- _SUPPLIED MATERIAL_:
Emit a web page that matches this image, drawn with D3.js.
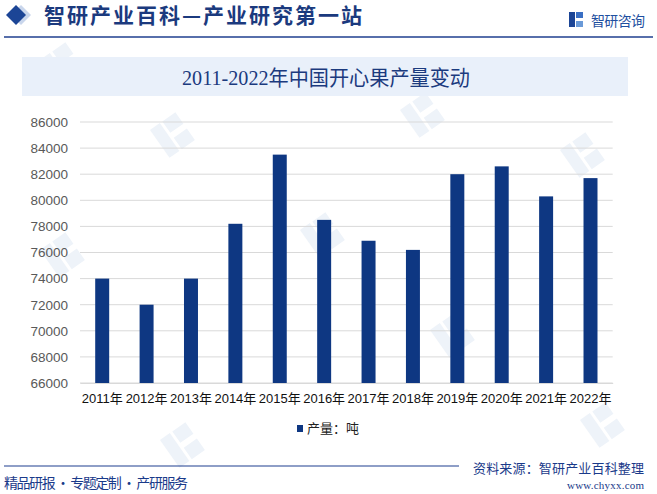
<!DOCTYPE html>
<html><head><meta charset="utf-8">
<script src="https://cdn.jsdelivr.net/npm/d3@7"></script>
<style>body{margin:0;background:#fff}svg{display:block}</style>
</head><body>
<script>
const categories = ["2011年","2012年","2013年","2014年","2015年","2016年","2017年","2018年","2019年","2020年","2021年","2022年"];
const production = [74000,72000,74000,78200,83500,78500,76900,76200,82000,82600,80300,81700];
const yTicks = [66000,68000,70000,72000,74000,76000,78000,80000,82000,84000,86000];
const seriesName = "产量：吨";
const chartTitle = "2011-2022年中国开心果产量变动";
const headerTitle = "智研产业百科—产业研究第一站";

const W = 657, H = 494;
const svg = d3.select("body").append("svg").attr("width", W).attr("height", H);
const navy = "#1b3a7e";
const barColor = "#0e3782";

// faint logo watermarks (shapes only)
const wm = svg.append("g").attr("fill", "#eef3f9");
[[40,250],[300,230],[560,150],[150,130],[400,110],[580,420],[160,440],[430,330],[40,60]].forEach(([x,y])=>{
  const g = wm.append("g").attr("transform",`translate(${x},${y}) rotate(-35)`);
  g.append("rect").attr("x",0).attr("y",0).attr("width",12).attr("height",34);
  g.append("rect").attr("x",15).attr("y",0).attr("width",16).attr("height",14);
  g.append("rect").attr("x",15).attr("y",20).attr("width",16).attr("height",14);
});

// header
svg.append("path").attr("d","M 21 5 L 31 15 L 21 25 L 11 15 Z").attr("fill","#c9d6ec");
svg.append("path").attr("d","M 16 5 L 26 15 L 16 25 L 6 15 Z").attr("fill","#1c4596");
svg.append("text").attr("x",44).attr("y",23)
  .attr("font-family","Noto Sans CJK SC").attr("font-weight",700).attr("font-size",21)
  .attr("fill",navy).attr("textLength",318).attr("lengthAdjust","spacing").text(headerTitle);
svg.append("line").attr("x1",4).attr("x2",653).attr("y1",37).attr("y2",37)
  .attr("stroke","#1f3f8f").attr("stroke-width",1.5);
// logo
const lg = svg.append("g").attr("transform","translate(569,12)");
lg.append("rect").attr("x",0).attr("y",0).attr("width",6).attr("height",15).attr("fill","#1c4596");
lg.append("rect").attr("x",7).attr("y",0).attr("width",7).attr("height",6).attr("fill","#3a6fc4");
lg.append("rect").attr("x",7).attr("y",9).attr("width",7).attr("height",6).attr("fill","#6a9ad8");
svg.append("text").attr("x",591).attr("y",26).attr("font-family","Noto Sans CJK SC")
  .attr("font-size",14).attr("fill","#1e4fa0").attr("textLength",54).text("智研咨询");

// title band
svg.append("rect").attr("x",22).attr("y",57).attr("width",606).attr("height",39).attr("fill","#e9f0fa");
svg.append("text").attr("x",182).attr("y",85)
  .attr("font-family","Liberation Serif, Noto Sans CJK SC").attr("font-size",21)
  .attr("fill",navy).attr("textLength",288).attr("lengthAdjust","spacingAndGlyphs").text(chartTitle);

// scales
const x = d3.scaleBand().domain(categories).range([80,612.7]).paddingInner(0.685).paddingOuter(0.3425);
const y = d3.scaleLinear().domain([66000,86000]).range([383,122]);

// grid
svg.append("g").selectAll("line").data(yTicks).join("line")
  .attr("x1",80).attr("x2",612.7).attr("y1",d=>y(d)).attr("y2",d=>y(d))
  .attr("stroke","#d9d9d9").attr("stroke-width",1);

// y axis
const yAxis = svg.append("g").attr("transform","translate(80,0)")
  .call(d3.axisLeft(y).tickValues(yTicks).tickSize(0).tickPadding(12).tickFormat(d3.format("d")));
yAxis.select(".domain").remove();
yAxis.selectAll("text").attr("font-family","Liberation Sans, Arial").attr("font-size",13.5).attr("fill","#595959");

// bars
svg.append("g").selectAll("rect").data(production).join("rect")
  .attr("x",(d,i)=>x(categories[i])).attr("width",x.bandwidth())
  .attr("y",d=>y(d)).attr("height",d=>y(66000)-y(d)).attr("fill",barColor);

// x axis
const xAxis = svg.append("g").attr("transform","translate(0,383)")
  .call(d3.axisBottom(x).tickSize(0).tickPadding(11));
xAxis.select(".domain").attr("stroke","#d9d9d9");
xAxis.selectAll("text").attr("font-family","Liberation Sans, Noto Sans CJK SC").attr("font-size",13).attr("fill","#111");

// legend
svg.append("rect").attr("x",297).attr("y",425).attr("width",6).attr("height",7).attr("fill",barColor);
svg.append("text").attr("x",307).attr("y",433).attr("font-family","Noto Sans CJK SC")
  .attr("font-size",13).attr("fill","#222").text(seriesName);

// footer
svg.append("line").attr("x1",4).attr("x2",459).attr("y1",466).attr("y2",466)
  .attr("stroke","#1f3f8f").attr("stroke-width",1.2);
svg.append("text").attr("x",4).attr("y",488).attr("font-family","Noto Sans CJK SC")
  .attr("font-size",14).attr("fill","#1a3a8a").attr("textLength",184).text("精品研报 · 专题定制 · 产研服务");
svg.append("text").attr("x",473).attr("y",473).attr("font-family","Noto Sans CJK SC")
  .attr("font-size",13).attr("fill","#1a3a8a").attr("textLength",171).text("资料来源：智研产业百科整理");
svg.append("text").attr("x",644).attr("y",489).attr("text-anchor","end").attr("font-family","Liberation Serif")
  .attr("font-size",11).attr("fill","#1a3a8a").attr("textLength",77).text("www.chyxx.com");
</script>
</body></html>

--

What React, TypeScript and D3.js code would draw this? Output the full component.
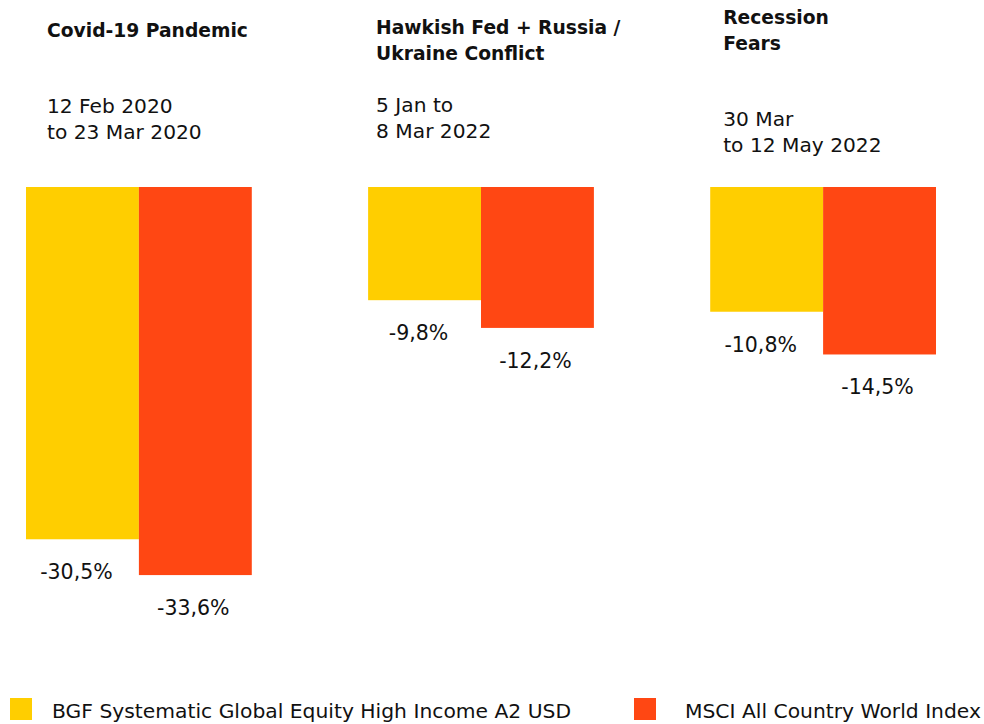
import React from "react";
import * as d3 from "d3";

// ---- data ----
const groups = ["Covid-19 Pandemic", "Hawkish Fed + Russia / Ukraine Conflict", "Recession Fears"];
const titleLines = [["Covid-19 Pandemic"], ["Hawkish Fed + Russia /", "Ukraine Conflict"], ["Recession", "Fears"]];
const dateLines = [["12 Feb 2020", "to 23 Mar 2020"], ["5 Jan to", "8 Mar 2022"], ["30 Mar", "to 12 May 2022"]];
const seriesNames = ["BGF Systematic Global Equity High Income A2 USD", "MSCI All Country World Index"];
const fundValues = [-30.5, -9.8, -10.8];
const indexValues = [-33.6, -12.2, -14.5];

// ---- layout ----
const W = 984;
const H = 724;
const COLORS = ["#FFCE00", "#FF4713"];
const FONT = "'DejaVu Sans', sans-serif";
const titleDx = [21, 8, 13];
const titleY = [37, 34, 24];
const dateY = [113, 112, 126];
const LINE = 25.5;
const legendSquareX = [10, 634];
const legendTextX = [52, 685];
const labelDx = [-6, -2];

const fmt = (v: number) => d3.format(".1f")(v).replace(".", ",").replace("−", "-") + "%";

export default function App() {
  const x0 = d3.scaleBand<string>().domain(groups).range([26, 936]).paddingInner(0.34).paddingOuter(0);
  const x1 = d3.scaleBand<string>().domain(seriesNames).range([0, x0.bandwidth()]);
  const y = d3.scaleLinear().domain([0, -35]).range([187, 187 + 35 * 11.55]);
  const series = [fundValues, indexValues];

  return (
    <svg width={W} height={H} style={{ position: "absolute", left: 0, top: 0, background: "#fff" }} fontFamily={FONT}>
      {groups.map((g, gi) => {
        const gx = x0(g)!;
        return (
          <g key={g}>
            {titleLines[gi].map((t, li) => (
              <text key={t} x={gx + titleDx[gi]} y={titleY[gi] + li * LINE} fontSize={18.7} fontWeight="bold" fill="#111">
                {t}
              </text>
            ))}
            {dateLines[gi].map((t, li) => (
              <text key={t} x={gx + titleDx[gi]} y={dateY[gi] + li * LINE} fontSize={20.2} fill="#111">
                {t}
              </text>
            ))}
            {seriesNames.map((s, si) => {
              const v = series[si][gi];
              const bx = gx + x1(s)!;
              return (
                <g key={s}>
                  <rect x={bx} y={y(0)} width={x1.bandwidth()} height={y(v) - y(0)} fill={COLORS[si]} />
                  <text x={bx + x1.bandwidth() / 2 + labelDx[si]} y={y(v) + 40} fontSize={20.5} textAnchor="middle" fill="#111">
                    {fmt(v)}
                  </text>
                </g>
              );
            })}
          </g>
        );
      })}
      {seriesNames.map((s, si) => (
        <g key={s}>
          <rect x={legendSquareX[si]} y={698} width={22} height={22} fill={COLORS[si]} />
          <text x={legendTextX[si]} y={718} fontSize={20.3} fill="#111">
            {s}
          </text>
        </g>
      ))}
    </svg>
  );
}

- _DESCRIPTION OF THE TASK_: From the records given above, copy all lines containing "this".

- _COMPLETE RESPONSE_:
Emit a web page that matches this image, drawn with D3.js.
What React, TypeScript and D3.js code would draw this? Output the full component.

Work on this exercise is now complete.